Robert A. Eisenberg

University of Pennsylvania, USA

Dr. Robert Eisenberg was educated at Haverford College and received his MD from Stanford University, where he began his research interest in Immunology in the laboratory of Dr. Irving Weissman. He trained in Internal Medicine at Cornell Medical School. He received his clinical rheumatology and further Immunology laboratory training first at the Arthritis and Rheumatism Branch of the NIH, and subsequently at the Scripps Clinic and Research Foundation in La Jolla, CA. For many years, he was on the faculty of the University of North Carolina at Chapel in the Division of Rheumatology. In 1995 he moved to the University of Pennsylvania School of Medicine to be Chief of Rheumatology until 2004. He is now Professor of Medicine and Pathology at the University of Pennsylvania.
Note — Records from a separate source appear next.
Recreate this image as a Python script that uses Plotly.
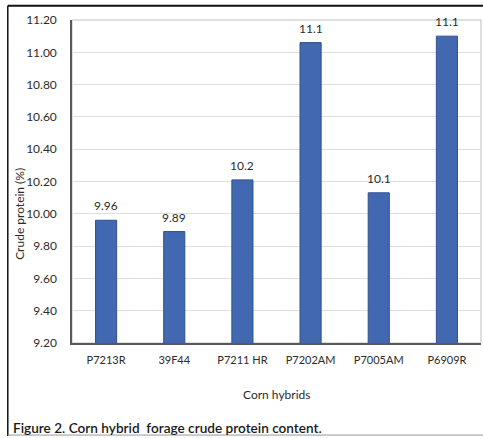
import plotly.graph_objects as go

hybrids = ["P7213R", "39F44", "P7211 HR", "P7202AM", "P7005AM", "P6909R"]
crude_protein = [9.96, 9.89, 10.21, 11.06, 10.13, 11.10]
bar_labels = ["9.96", "9.89", "10.2", "11.1", "10.1", "11.1"]
y_ticks = [9.2, 9.4, 9.6, 9.8, 10.0, 10.2, 10.4, 10.6, 10.8, 11.0, 11.2]

FONT = "Lato, 'Open Sans', sans-serif"
TXT = "#2b2b2b"

fig = go.Figure()
fig.add_trace(go.Bar(
    x=hybrids,
    y=crude_protein,
    marker=dict(color="#4168b0", line=dict(color="#2f528f", width=1)),
    cliponaxis=False,
    showlegend=False,
))

annotations = []
for h, v, lab in zip(hybrids, crude_protein, bar_labels):
    annotations.append(dict(x=h, y=v, xref="x", yref="y", text=lab, showarrow=False,
                            yanchor="bottom", yshift=5,
                            font=dict(family=FONT, size=12, color=TXT)))

# plot-area frame (light grey top/right)
fig.add_shape(type="rect", xref="paper", yref="paper", x0=0, x1=1, y0=0, y1=1,
              line=dict(color="#bfbfbf", width=1), layer="below")
# outer figure frame
fig.add_shape(type="line", xref="paper", yref="paper", x0=-0.157, x1=1.01, y0=1.044, y1=1.044,
              line=dict(color="#111111", width=2))
fig.add_shape(type="line", xref="paper", yref="paper", x0=-0.157, x1=-0.157, y0=1.044, y1=-0.288,
              line=dict(color="#111111", width=1.5))
fig.add_shape(type="line", xref="paper", yref="paper", x0=-0.157, x1=1.01, y0=-0.285, y1=-0.285,
              line=dict(color="#999999", width=1))

annotations += [
    dict(text="Crude protein (%)", xref="paper", yref="paper",
         x=-0.127, y=0.40, xanchor="center", yanchor="middle", textangle=-90, showarrow=False,
         font=dict(family=FONT, size=12, color=TXT)),
    dict(text="Corn hybrids", xref="paper", yref="paper",
         x=0.5, y=-0.16, xanchor="center", yanchor="middle", showarrow=False,
         font=dict(family=FONT, size=12, color=TXT)),
    dict(text="Figure 2. Corn hybrid  forage crude protein content.", xref="paper", yref="paper",
         x=-0.148, y=-0.262, xanchor="left", yanchor="middle", showarrow=False,
         font=dict(family=FONT, size=13.6, color="#1a1a1a", weight=600)),
]

fig.update_layout(
    width=483, height=438,
    margin=dict(l=72, r=2, t=20, b=95),
    paper_bgcolor="white", plot_bgcolor="white",
    bargap=0.69,
    font=dict(family=FONT, size=12, color=TXT),
    xaxis=dict(
        showline=True, linecolor="#595959", linewidth=2,
        ticks="", ticklabelstandoff=6,
        tickfont=dict(family=FONT, size=11, color=TXT),
        showgrid=False,
    ),
    yaxis=dict(
        range=[9.2, 11.2], tickvals=y_ticks, tickformat=".2f",
        showline=True, linecolor="#595959", linewidth=1.5,
        showgrid=True, gridcolor="#dedede", gridwidth=1,
        ticks="", ticklabelstandoff=11,
        tickfont=dict(family=FONT, size=12, color=TXT),
        zeroline=False,
    ),
    annotations=annotations,
)

fig.write_html("out.html", config={"displayModeBar": False},
               post_script="document.body.style.margin='0';")
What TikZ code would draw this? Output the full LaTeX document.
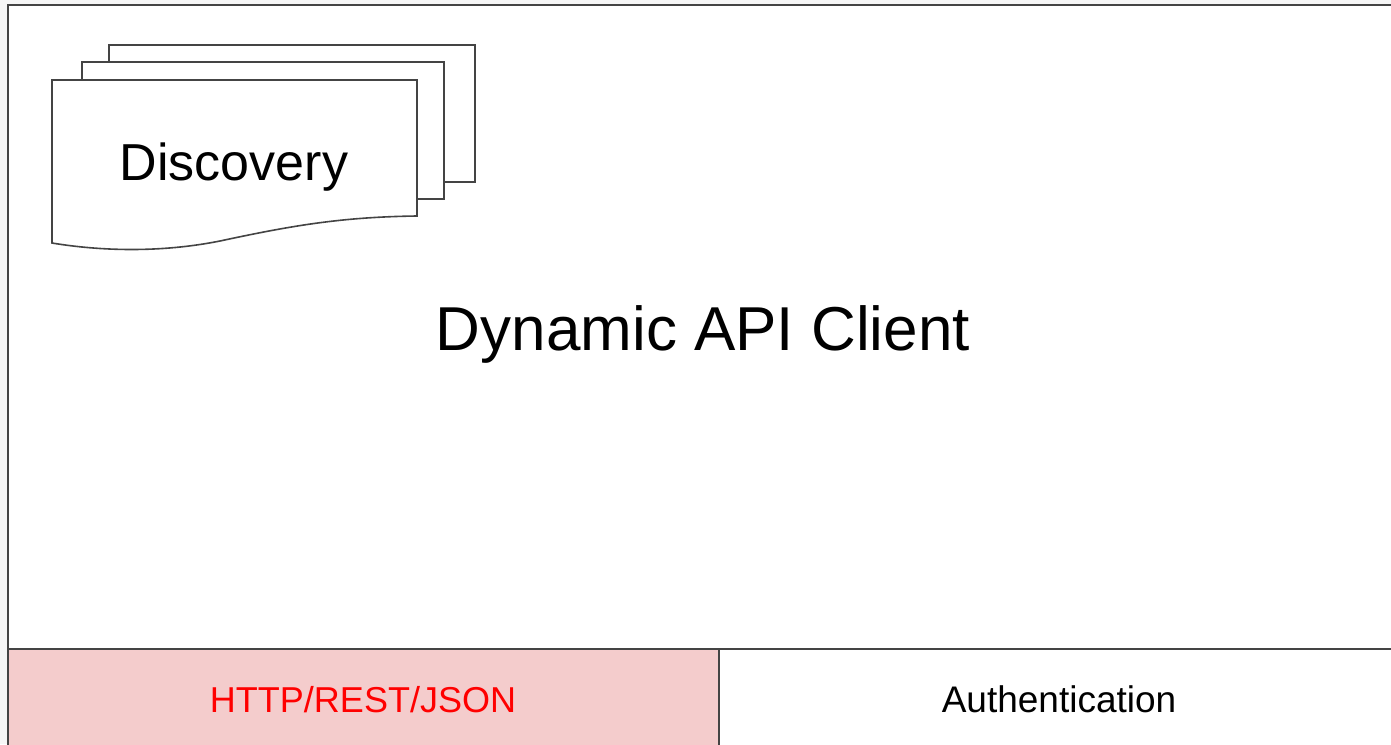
\documentclass[tikz,border=0pt]{standalone}
\usepackage{fontspec}
\setmainfont{Liberation Sans}
\definecolor{edge}{HTML}{444444}
\definecolor{cellpink}{HTML}{F4CCCC}
\definecolor{linkred}{HTML}{FF0000}
\definecolor{pagebg}{HTML}{F6F6F6}
\tikzset{
  frameline/.style={draw=edge, line width=2.4pt},
  sheet/.style={draw=edge, line width=1.6pt, fill=white, line join=miter},
  label/.style={inner sep=0pt, anchor=base},
}
\begin{document}
\begin{tikzpicture}[x=1pt, y=-1pt]
  % canvas
  \fill[pagebg] (0,0) rectangle (1391,744);
  \useasboundingbox (0,0) rectangle (1391,744);
  \begin{scope}
    \clip (0,0) rectangle (1391,744);
    % outer client frame
    \path[frameline, fill=white] (8,5) rectangle (1400,760);
    % bottom row: transport and authentication cells
    \path[frameline, fill=cellpink] (8,649) rectangle (719,760);
    \path[frameline] (719,649) rectangle (1400,760);
  \end{scope}

  % stacked discovery documents
  \path[sheet] (109,45) -- (475,45) -- (475,182) -- (444,182) -- (444,62) -- (109,62) -- cycle;
  \path[sheet] (82,62) -- (444,62) -- (444,199) -- (417,199) -- (417,80) -- (82,80) -- cycle;
  \path[sheet] (52,80) -- (417,80) -- (417,216)
    .. controls (340,217) and (290,226) .. (220,241)
    .. controls (160,253) and (100,251) .. (52,243) -- cycle;

  % labels
  \node[label] (discovery) at (234,180) {\fontsize{52}{60}\selectfont Discovery};
  \node[label] (client) at (703,350) {\fontsize{62}{70}\selectfont Dynamic API Client};
  \node[label, text=linkred] (transport) at (363,712) {\fontsize{36}{40}\selectfont HTTP/REST/JSON};
  \node[label] (auth) at (1059,712) {\fontsize{37}{40}\selectfont Authentication};
\end{tikzpicture}
\end{document}
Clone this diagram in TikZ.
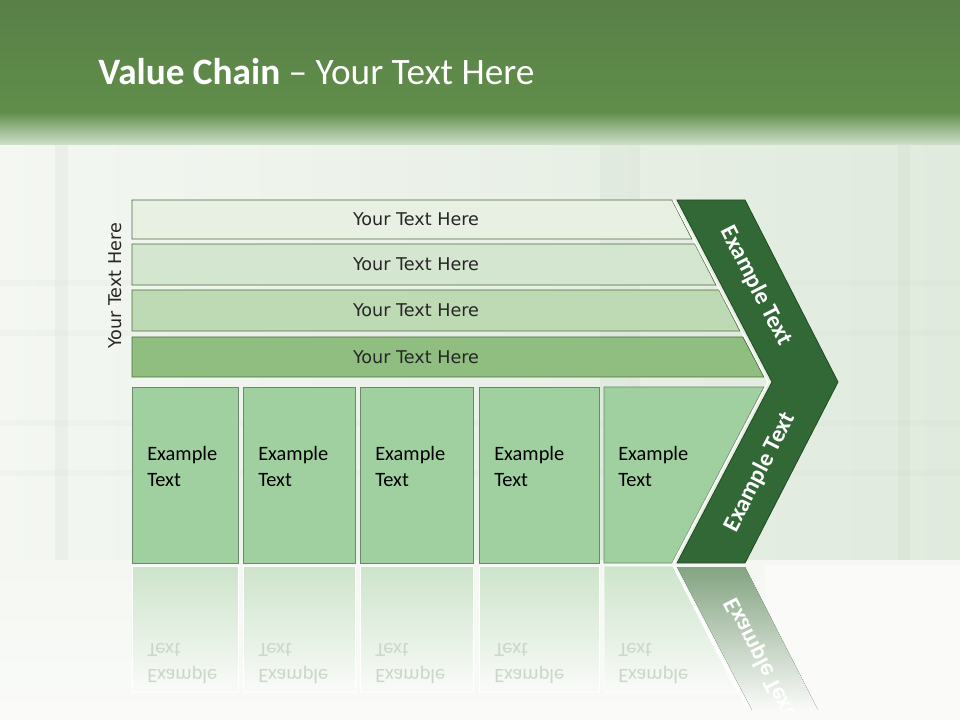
\documentclass[tikz,border=0pt]{standalone}
\usepackage{fontspec}
\setmainfont{Carlito}
\newfontfamily\tahomafont{DejaVu Sans}
\usetikzlibrary{calc}

\definecolor{hdrTop}{RGB}{88,128,72}
\definecolor{hdrMid}{RGB}{96,142,74}
\definecolor{hdrFade}{RGB}{208,224,204}
\definecolor{bgLeft}{RGB}{244,247,242}
\definecolor{bgRight}{RGB}{224,234,221}
\definecolor{bgLow}{RGB}{250,251,249}
\definecolor{bandGrey}{RGB}{200,212,198}
\definecolor{barA}{RGB}{232,240,228}
\definecolor{barB}{RGB}{213,230,208}
\definecolor{barC}{RGB}{190,218,180}
\definecolor{barD}{RGB}{144,190,128}
\definecolor{barLine}{RGB}{74,106,62}
\definecolor{cellFill}{RGB}{160,207,160}
\definecolor{cellLine}{RGB}{108,136,108}
\definecolor{cellMir}{RGB}{205,228,203}
\definecolor{mirGrey}{RGB}{204,214,202}
\definecolor{chevFill}{RGB}{50,104,54}
\definecolor{chevLine}{RGB}{34,76,38}
\definecolor{chevMir}{RGB}{132,164,130}

\begin{document}
\begin{tikzpicture}[x=0.025cm,y=-0.025cm]
  \tikzset{
    bar/.style={draw=barLine,line width=0.6pt},
    cell/.style={draw=cellLine,fill=cellFill,line width=0.6pt},
    cellMirror/.style={draw=white,line width=0.6pt,top color=cellMir,bottom color=bgLow},
    barTxt/.style={font=\tahomafont\fontsize{12.5}{14}\selectfont,text=black!85},
    cellTxt/.style={font=\fontsize{14.5}{18.5}\selectfont,align=left,anchor=north west,inner sep=0pt},
    mirTxt/.style={cellTxt,text=mirGrey,yscale=-1},
    chevTxt/.style={font=\bfseries\fontsize{17}{19}\selectfont,text=white}
  }
  \useasboundingbox (0,0) rectangle (960,720);

  % Background and header band
  \fill[left color=bgLeft,right color=bgRight] (0,145) rectangle (960,560);
  \fill[top color=bgLeft,bottom color=bgLow] (0,560) rectangle (960,720);
  \fill[bgLow] (765,565) rectangle (960,720);
  \foreach \xa/\xb in {55/68,600/640,898/910} {
    \fill[bandGrey,opacity=.18] (\xa,145) rectangle (\xb,560);
  }
  \foreach \yy in {280,330,420,470} {
    \fill[bandGrey,opacity=.1] (0,\yy) rectangle (960,\yy+6);
  }
  \fill[top color=hdrTop,bottom color=hdrMid] (0,0) rectangle (960,112);
  \fill[top color=hdrMid,bottom color=hdrFade] (0,112) rectangle (960,145);

  \node[font=\fontsize{26.5}{30}\selectfont,text=white,anchor=base west,inner sep=0pt]
    (title) at (98,85) {\textbf{Value Chain} -- Your Text Here};

  % Layered bars
  \foreach \ya/\yb/\xa/\xb/\c/\n in {200/239/672/692/barA/1,244/285/695/716/barB/2,
                                     290/331/719/740/barC/3,337/377/743/764/barD/4} {
    \draw[bar,fill=\c] (132,\ya) -- (\xa,\ya) -- (\xb,\yb) -- (132,\yb) -- cycle;
    \node[barTxt] (bar\n) at (416,{(\ya+\yb)/2}) {Your Text Here};
  }
  \node[barTxt,rotate=90] (side) at (115,286) {Your Text Here};

  % Activity cells and their reflection
  \foreach \xa/\xb/\n in {132/238/1,243/355/2,360/473/3,479/599/4} {
    \draw[cellMirror] (\xa,566) rectangle (\xb,692);
    \draw[cell] (\xa,387) rectangle (\xb,563);
    \node[cellTxt] (cell\n) at (\xa+15,446) {Example\\Text};
    \node[mirTxt] (mir\n) at (\xa+15,684) {Example\\Text};
  }
  \draw[cellMirror] (604,566) -- (673,566) -- (737,692) -- (604,692) -- cycle;
  \draw[cell] (604,387) -- (764,387) -- (672,563) -- (604,563) -- cycle;
  \node[cellTxt] (cell5) at (618,446) {Example\\Text};
  \node[mirTxt] (mir5) at (618,684) {Example\\Text};

  % Chevron (margin) with its reflection
  \begin{scope}
    \clip (677,567) -- (745,567) -- (818,710) -- (752,710) -- cycle;
    \fill[top color=chevMir,bottom color=bgLow] (670,567) rectangle (830,710);
    \node[chevTxt,rotate=-63,yscale=-1] (chevMir) at (760,658) {Example Text};
  \end{scope}
  \draw[white,line width=1.2pt] (674,567) -- (749,710);
  \draw[white,line width=1.2pt,opacity=.85] (673,200) -- (768,382) -- (673,563);
  \draw[chevLine,fill=chevFill,line width=0.6pt]
    (677,200) -- (745,200) -- (838,382) -- (745,563) -- (677,563) -- (772,382) -- cycle;
  \node[chevTxt,rotate=-63] (chevTop) at (756,286) {Example Text};
  \node[chevTxt,rotate=63] (chevBot) at (760,472) {Example Text};
\end{tikzpicture}
\end{document}
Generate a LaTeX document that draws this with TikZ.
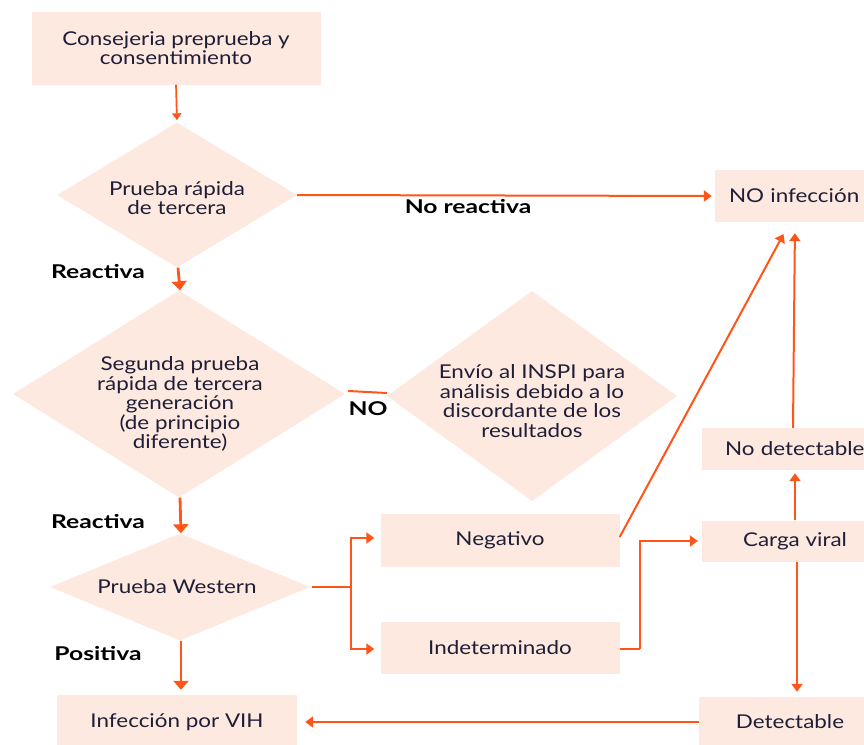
\documentclass[tikz,border=0pt]{standalone}
\usepackage{fontspec}
\setmainfont{Lato}[FakeStretch=1.18]
\newfontfamily\lblfont{Lato}[FakeStretch=1.3]
\usetikzlibrary{shapes.geometric,arrows.meta,calc}
\definecolor{peach}{RGB}{253,233,224}
\definecolor{orng}{RGB}{255,85,25}
\definecolor{ink}{RGB}{30,30,55}
\tikzset{
  box/.style={fill=peach,draw=none,inner sep=0pt,align=center,text=ink,font=\fontsize{19}{19.5}\selectfont},
  dia/.style={diamond,fill=peach,draw=none,inner sep=0pt},
  dtext/.style={align=center,text=ink,font=\fontsize{19}{19.5}\selectfont},
  lbl/.style={font=\lblfont\bfseries\fontsize{19}{19.5}\selectfont,text=black},
  arr/.style={draw=orng,line width=2pt,-{Triangle[width=11pt,length=8pt]}},
  bigarr/.style={draw=orng,line width=2.8pt,-{Triangle[width=15pt,length=9pt]}},
  smallarr/.style={draw=orng,line width=1.7pt,-{Triangle[width=9pt,length=7pt]}},
  ln/.style={draw=orng,line width=2pt},
}
\begin{document}
\begin{tikzpicture}[x=1pt,y=-1pt]
\useasboundingbox (0,0) rectangle (864,744);
\begin{scope}
\clip (0,0) rectangle (864,744);
% boxes
\node[box,minimum width=289pt,minimum height=73pt] (b1) at (176,48) {Consejeria preprueba y\\consentimiento};
\node[box,align=left,minimum width=164pt,minimum height=52pt,text width=164pt] (noinf) at (797,196) {\hspace*{14pt}NO infección};
\node[box,align=left,minimum width=186pt,minimum height=42pt,text width=186pt] (nodet) at (795,449) {\hspace*{23pt}No detectable};
\node[box,minimum width=186pt,minimum height=41pt] (carga) at (795,541) {Carga viral};
\node[box,minimum width=182pt,minimum height=50pt] (det) at (790,722) {Detectable};
\node[box,minimum width=239pt,minimum height=53pt] (neg) at (500,540) {Negativo};
\node[box,minimum width=239pt,minimum height=52pt] (ind) at (500,648) {Indeterminado};
\node[box,minimum width=240pt,minimum height=54pt] (vih) at (177,722) {Infección por VIH};
% diamonds
\node[dia,minimum width=240pt,minimum height=145pt] (d1) at (177,195) {};
\node[dia,minimum width=332pt,minimum height=207pt] (d2) at (179,394) {};
\node[dia,minimum width=290pt,minimum height=210pt] (d3) at (532,396) {};
\node[dia,minimum width=260pt,minimum height=107pt] (d4) at (180,587) {};
\node[dtext] (t1) at (177,198) {Prueba rápida\\de tercera};
\node[dtext] (t2) at (180,404) {Segunda prueba\\rápida de tercera\\generación\\(de principio\\diferente)};
\node[dtext] (t3) at (532,401) {Envío al INSPI para\\análisis debido a lo\\discordante de los\\resultados};
\node[dtext] (t4) at (177,587) {Prueba Western};
% labels
\node[lbl] (l1) at (98,272) {Reactiva};
\node[lbl] (l2) at (468,207) {No reactiva};
\node[lbl] (l3) at (368,409) {NO};
\node[lbl] (l4) at (98,522) {Reactiva};
\node[lbl] (l5) at (98,654) {Positiva};
% connectors
\draw[smallarr,shorten >=2pt] (b1.south) -- (d1.north);
\draw[arr,shorten >=3pt] (d1.east) -- (noinf.west);
\draw[bigarr] ([xshift=1pt]d1.south) -- ([xshift=1pt]d2.north);
\draw[ln] ([xshift=3pt,yshift=3pt]d2.east) -- ([yshift=3pt]d3.west);
\draw[bigarr,shorten >=1pt] ([xshift=1pt]d2.south) -- ([xshift=1pt,yshift=-1pt]d4.north);
\coordinate (sp) at (351,587);
\draw[ln] ([xshift=2pt]d4.east) -- (sp);
\draw[arr,shorten >=6pt] (sp) |- ([yshift=2pt]neg.west);
\draw[arr,shorten >=6pt] (sp) |- ([yshift=-1pt]ind.west);
\draw[bigarr,shorten >=5pt] ([xshift=1pt]d4.south) -- ([xshift=4pt]vih.north);
\coordinate (bend) at (640,649);
\draw[ln] ([yshift=-1pt]ind.east) -- (bend);
\draw[arr,shorten >=4pt] (bend) |- (carga.west);
\draw[arr,shorten >=1pt] ([yshift=3pt]neg.east) -- ([xshift=-13pt,yshift=-11pt]noinf.south);
\draw[arr,shorten >=11pt] ([xshift=-2pt]nodet.north) -- ([xshift=-2pt]noinf.south);
\draw[arr,shorten >=3pt] (carga.north) -- (nodet.south);
\draw[arr,shorten >=5pt] ([xshift=2pt]carga.south) -- ([xshift=7pt]det.north);
\draw[arr,shorten >=8pt] (det.west) -- (det.west -| vih.east);
\end{scope}
\end{tikzpicture}
\end{document}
He is a member of the Association of American Physicians, American Society of Clinical Investigation, the American College of Rheumatology, the Clinical Immunology Society, the Henry Kunkel Society, and the American Association of Immunologists. Dr. Eisenberg's research interests include the cellular, biochemical, and genetic mechanisms of systemic autoimmunity, including novel therapeutic approaches. His laboratory has utilized spontaneous and experimentally induced models of systemic autoimmunty in mice in order to elucidate the cellular deficiencies in immunoregulation that are essential to this process. In the spontaneously autoimmune mouse strains, genetic defects in T and B cell tolerance are the primary abnormalities that drive the syndrome, including particularly mutations in fas or in fas ligand that impair apoptosis. The induced chronic graft-versus-host model depends on abnormal T-B interactions resulting from allogeneic recognition of major histocompatibility complex class II. Therapeutic approaches include developing models for autologous hematopoietic stem cell reconstitution and B cell depletion. The B cell targeting approaches are being applied to humans with SLE as well.